Tant que les entreprises ne seront pas ouvertes en interne, ne se considéreront pas en interne comme une communauté, tous les discours d’ouverture en externe resteront incantatoires.
Un exemple?
Nous avons travaillé pour une grande entreprise Française, on devait accompagner une équipe sur la conception de services innovants et ils avaient besoin de récupérer les profils marketing des clients de l’entreprise. Et bien impossible ! Ces informations n’ont pas pu être récupérées car elles étaient la propriété d’un autre service !
L’autre élément sur lequel vous revenez régulièrement concerne la démarche expérimentale, fail and learn. Or les organisations sont pilotées par des indicateurs qui limitent cette capacité expérimentale : ROI et VAN. Comment parvenir à obtenir le droit d’expérimenter ?
C’est vrai que la ROI et la VAN bloquent l’expérimentation. Comment prouver à l’avance qu’une expérimentation va réussir alors que le but d’une expérimentation n’est pas de réussir mais d’apprendre ?
Une façon d’obtenir le droit d’expérimenter est d’y aller progressivement. L’expérimentation ne passe pas forcément par des grands projets très en rupture : améliorer l’expérience utilisateur ici, tester un nouveau modèle ailleurs. La stratégie des petits pas sur des projets est la plus pertinente. Le coût et la prise de risque sont réduits. Si l’expérimentation est trop coûteuse et l’incertitude trop forte, c’est que ça n’est pas la bonne expérimentation.

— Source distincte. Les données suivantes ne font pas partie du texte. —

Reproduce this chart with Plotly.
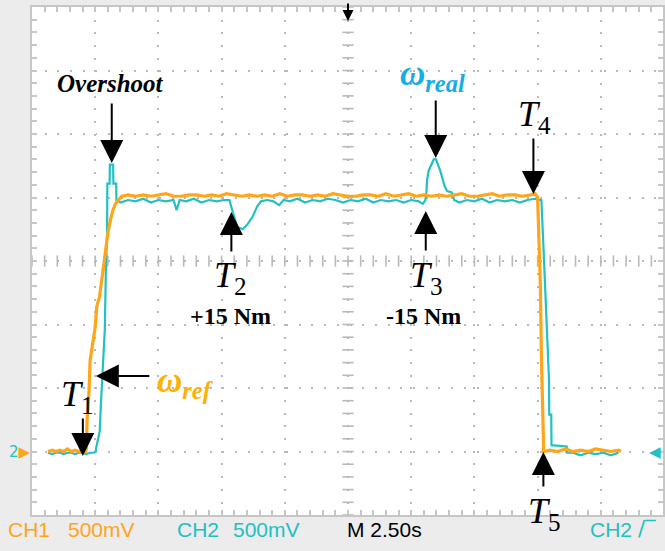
import numpy as np
import plotly.graph_objects as go

# ---------------- data (time in s, voltage in V) ----------------
ORANGE_T = [0.63, 0.8, 0.95, 1.1, 1.25, 1.4, 1.55, 1.7, 1.85, 2.0, 2.12,
            2.15, 2.18, 2.25, 2.30, 2.42, 2.50, 2.56, 2.67, 2.78, 2.86, 2.94, 3.00, 3.10, 3.20, 3.30, 3.42, 3.55,
            3.8, 4.1, 4.4, 4.7, 5.0, 5.3, 5.6, 5.9, 6.2, 6.5, 6.8, 7.1, 7.4, 7.7, 8.0, 8.3, 8.6, 8.9, 9.2, 9.5,
            9.8, 10.1, 10.4, 10.7, 11.0, 11.3, 11.6, 11.9, 12.2, 12.5, 12.8, 13.1, 13.4, 13.7, 14.0, 14.3, 14.6,
            14.9, 15.2, 15.5, 15.8, 16.1, 16.4, 16.7, 17.0, 17.3, 17.6, 17.9, 18.2, 18.5, 18.8, 19.1, 19.4, 19.7, 19.9,
            20.0, 20.03, 20.11, 20.15, 20.24,
            20.5, 20.8, 21.1, 21.4, 21.7, 22.0, 22.3, 22.6, 22.9, 23.2, 23.3]
ORANGE_V = [0.0, 0.01, 0.0, 0.01, 0.0, 0.02, 0.0, 0.01, 0.0, 0.01, 0.0,
            0.02, 0.25, 0.45, 0.72, 0.88, 0.98, 1.14, 1.22, 1.38, 1.51, 1.62, 1.72, 1.82, 1.90, 1.95, 1.98, 2.01,
            2.02, 2.01, 2.02, 2.01, 2.02, 2.03, 2.01, 2.01, 2.02, 2.02, 2.01, 2.02, 2.01, 2.03, 2.02, 2.01, 2.02,
            2.01, 2.02, 2.01, 2.03, 2.01, 2.02, 2.02, 2.01, 2.02, 2.01, 2.03, 2.02, 2.01, 2.01, 2.02, 2.02, 2.01,
            2.03, 2.01, 2.02, 2.03, 2.01, 2.02, 2.01, 2.02, 2.01, 2.02, 2.03, 2.01, 2.01, 2.02, 2.03, 2.01, 2.02,
            2.02, 2.01, 2.02, 2.03,
            2.00, 1.84, 1.30, 0.75, 0.0,
            0.01, 0.0, 0.02, 0.0, 0.01, 0.0, 0.02, 0.01, 0.0, 0.01, 0.0]

CYAN_T = [0.63, 0.8, 0.95, 1.1, 1.25, 1.4, 1.55, 1.7, 1.85, 2.0, 2.15, 2.3, 2.45,
          2.52, 2.55, 2.62, 2.68, 2.72, 2.75, 2.80, 2.85, 2.88, 2.92, 2.95, 2.97, 2.98, 3.07, 3.08, 3.21, 3.22,
          3.33, 3.34,
          3.5, 3.8, 4.1, 4.4, 4.7, 5.0, 5.3, 5.6, 5.72, 5.84, 6.1, 6.4, 6.7, 7.0, 7.3, 7.6,
          7.81, 7.95, 8.12, 8.33, 8.53, 8.73, 8.91, 9.06, 9.3, 9.55, 9.78, 9.95,
          10.2, 10.5, 10.8, 11.1, 11.4, 11.7, 12.0, 12.3, 12.6, 12.9, 13.2, 13.5, 13.8, 14.1, 14.4, 14.7, 15.0,
          15.3, 15.46,
          15.56, 15.6, 15.63, 15.69, 15.8, 15.89, 15.98, 16.06, 16.15, 16.25, 16.32, 16.42, 16.6, 16.7,
          16.9, 17.2, 17.5, 17.8, 18.1, 18.4, 18.7, 19.0, 19.3, 19.6, 19.9, 20.1,
          20.15, 20.23, 20.31, 20.39, 20.45, 20.46, 20.54, 20.55, 21.15, 21.17,
          21.4, 21.7, 22.0, 22.3, 22.6, 22.9, 23.2]
CYAN_V = [-0.01, -0.02, -0.01, -0.01, -0.02, -0.01, -0.01, -0.02, -0.01, -0.01, -0.02, -0.01, -0.01,
          0.0, 0.04, 0.10, 0.16, 0.35, 0.49, 0.70, 0.85, 0.96, 1.41, 1.60, 1.72, 2.11, 2.11, 2.26, 2.26, 2.11,
          2.11, 1.98,
          1.96, 1.98, 1.97, 1.99, 1.96, 1.98, 1.97, 1.98, 1.90, 1.98, 1.97, 1.99, 1.96, 1.98, 1.97, 1.98,
          1.98, 1.88, 1.77, 1.75, 1.79, 1.85, 1.93, 1.97, 1.98, 1.97, 1.94, 1.98,
          1.97, 1.99, 1.96, 1.98, 1.97, 1.99, 1.98, 1.96, 1.98, 1.97, 1.99, 1.96, 1.98, 1.97, 1.98, 1.96, 1.98,
          1.97, 1.95,
          1.98, 2.04, 2.14, 2.21, 2.26, 2.30, 2.30, 2.26, 2.21, 2.14, 2.09, 2.05, 2.04, 1.98,
          1.96, 1.98, 1.97, 1.99, 1.96, 1.98, 1.97, 1.98, 1.96, 1.98, 1.99, 1.98,
          1.98, 1.62, 1.26, 0.80, 0.57, 0.29, 0.29, 0.05, 0.04, -0.01,
          -0.01, -0.03, -0.01, -0.02, -0.01, -0.03, -0.01]

FOOTER_TEXTS = ["CH1", "500mV", "CH2", "500mV", "M 2.50s", "CH2"]

# ---------------- styling / layout ----------------
W, H = 665, 551
L_PX, R_PX, T_PX, B_PX = 32, 665, 7, 515
X_RANGE = [0, 24.96]
Y_RANGE = [-0.5, 3.5]
DIV_X, DIV_Y = 2.5, 0.5

ORANGE = "#FFA51A"
CYAN = "#22C0C2"
REAL_BLUE = "#14ADE6"
REF_ORANGE = "#FFB000"
GRID = "#b9b9b9"
BORDER = "#c6c6c6"


def px(xp):
    return (xp - L_PX) / (R_PX - L_PX)


def py(yp):
    return (B_PX - yp) / (B_PX - T_PX)


fig = go.Figure()

# center graticule tick marks (decorations)
cx = (X_RANGE[0] + 5 * DIV_X)
cy = 1.5
yy = np.arange(Y_RANGE[0], Y_RANGE[1] + 1e-9, DIV_Y / 5)
xx = np.arange(0, X_RANGE[1] + 1e-9, DIV_X / 5)
fig.add_trace(go.Scatter(x=[cx] * len(yy), y=yy, mode="markers", hoverinfo="skip",
                         marker=dict(symbol="line-ew", size=8, line=dict(color=GRID, width=1.6))))
fig.add_trace(go.Scatter(x=xx, y=[cy] * len(xx), mode="markers", hoverinfo="skip",
                         marker=dict(symbol="line-ns", size=8, line=dict(color=GRID, width=1.6))))

fig.add_trace(go.Scatter(x=CYAN_T, y=CYAN_V, mode="lines", hoverinfo="skip",
                         line=dict(color=CYAN, width=2.2)))
fig.add_trace(go.Scatter(x=ORANGE_T, y=ORANGE_V, mode="lines", hoverinfo="skip",
                         line=dict(color=ORANGE, width=3.2)))

axis_common = dict(showticklabels=False, zeroline=False, showline=True, linecolor=BORDER, linewidth=2,
                   mirror="allticks", ticks="inside", ticklen=5, tickwidth=1.5, tickcolor=BORDER,
                   showgrid=True, gridcolor=GRID, gridwidth=2, fixedrange=True)

fig.update_xaxes(range=X_RANGE, tick0=0, dtick=DIV_X, griddash="2px,10.68px",
                 minor=dict(dtick=DIV_X / 5, ticks="inside", ticklen=5, tickwidth=1.5, tickcolor=BORDER,
                            showgrid=False), **axis_common)
fig.update_yaxes(range=Y_RANGE, tick0=0, dtick=DIV_Y, griddash="2px,10.7px",
                 minor=dict(dtick=DIV_Y / 5, ticks="inside", ticklen=5, tickwidth=1.5, tickcolor=BORDER,
                            showgrid=False), **axis_common)

ann = []
SERIF = "Liberation Serif"


def text(xp, yp, s, size, color="black", family=SERIF, xanchor="center"):
    ann.append(dict(x=px(xp), y=py(yp), xref="paper", yref="paper", text=s, showarrow=False,
                    xanchor=xanchor, yanchor="middle", font=dict(size=size, color=color, family=family)))


def arrow(x0, y0, x1, y1, size=2.3, width=2, color="black"):
    ann.append(dict(x=px(x1), y=py(y1), xref="paper", yref="paper", text="", showarrow=True,
                    ax=x0 - x1, ay=y0 - y1, axref="pixel", ayref="pixel",
                    arrowhead=2, arrowsize=size, arrowwidth=width, arrowcolor=color, standoff=0))


# labels
text(111, 84, "<b><i>Overshoot</i></b>", 25)
text(434, 76, "<b><i>ω</i></b><sub><b><i>real</i></b></sub>", 35, REAL_BLUE)
text(186, 382, "<b><i>ω</i></b><sub><b><i>ref</i></b></sub>", 35, REF_ORANGE)
text(78, 396, "<i>T</i><sub>1</sub>", 36)
text(231, 277, "<i>T</i><sub>2</sub>", 36)
text(428, 277, "<i>T</i><sub>3</sub>", 36)
text(536, 117, "<i>T</i><sub>4</sub>", 36)
text(546, 513, "<i>T</i><sub>5</sub>", 36)
text(231, 316, "<b>+15 Nm</b>", 24)
text(425, 316, "<b>-15 Nm</b>", 24)

# arrows
arrow(112, 102, 112, 163)
arrow(437, 99, 437, 158)
arrow(535, 137, 535, 194)
arrow(232, 253, 232, 212)
arrow(427, 252, 427, 211)
arrow(83, 417, 83, 456)
arrow(151, 376, 96, 376)
arrow(545, 488, 545, 452)
arrow(349, 2, 349, 21, size=1.1, width=2)

# footer
SANS = "Liberation Sans"
foot_pos = [6, 66, 175, 232, 346, 590]
foot_col = [ORANGE, ORANGE, CYAN, CYAN, "black", CYAN]
for s, xp, c in zip(FOOTER_TEXTS, foot_pos, foot_col):
    text(xp, 529, s, 21, c, SANS, xanchor="left")
text(638, 529, "/\u203e", 21, CYAN, "DejaVu Sans", xanchor="left")

# ground / trigger markers
text(7, 452, "2<span style='color:%s'>\u25b6</span>" % ORANGE, 15, CYAN, "DejaVu Sans", xanchor="left")
text(657, 452, "\u25c0", 15, CYAN, "DejaVu Sans")

fig.update_layout(width=W, height=H, margin=dict(l=L_PX, r=W - R_PX, t=T_PX, b=H - B_PX),
                  paper_bgcolor="#ececec", plot_bgcolor="white", showlegend=False,
                  annotations=ann)

fig.write_html("out.html")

Également, soyons claires, la démarche expérimentale a ses propres indicateurs. Une façon de conquérir le droit d’expérimenter est de construire et partager les indicateurs sur lesquels l’expérimentation va être évaluée. Aujourd’hui on peut faire des protocoles solides de test et avoir des retours quantifiés sur presque tout. Donc l’expérimentation ce n’est pas augmenter le risque ou avancer sans mesurer, c’est réduire le risque en testant successivement des options différentes dont on évalue la pertinence.
Et puis on peut aussi se pencher sur un nouveau mode de calcul des ROI, qui intègrent d’autres facteurs et externalités moins court-termistes comme la fierté et le sens que les collaborateurs trouvent dans leur travail.
Avez-vous constaté des cas où cette démarche n’est pas accessible ou pas pertinente ?
Le Makestorming et le Corporate Hacking fonctionnent dans presque tous les domaines. Nous travaillons dans les transports, les cosmétiques, la banque, l’assurance, l’énergie ou avec des ministères!
Le seul moment où ça ne marche pas c’est quand des gens dont on a besoin pour prendre une décision refusent de descendre dans l’arène et de se mêler au corps de l’entreprise : quand des dirigeants refusent de rencontrer et d’acter devant leurs équipes ou quand des élus envoient des comités d’experts mais ne leur donnent pas la possibilité de prendre une décision.
C’est bien la dimension politique qui pose le plus de problème. Quand on pense plus à son positionnement et sa stratégie personnelle qu’à l’intérêt collectif.
Mais c’est beaucoup plus rare qu’on ne le pense.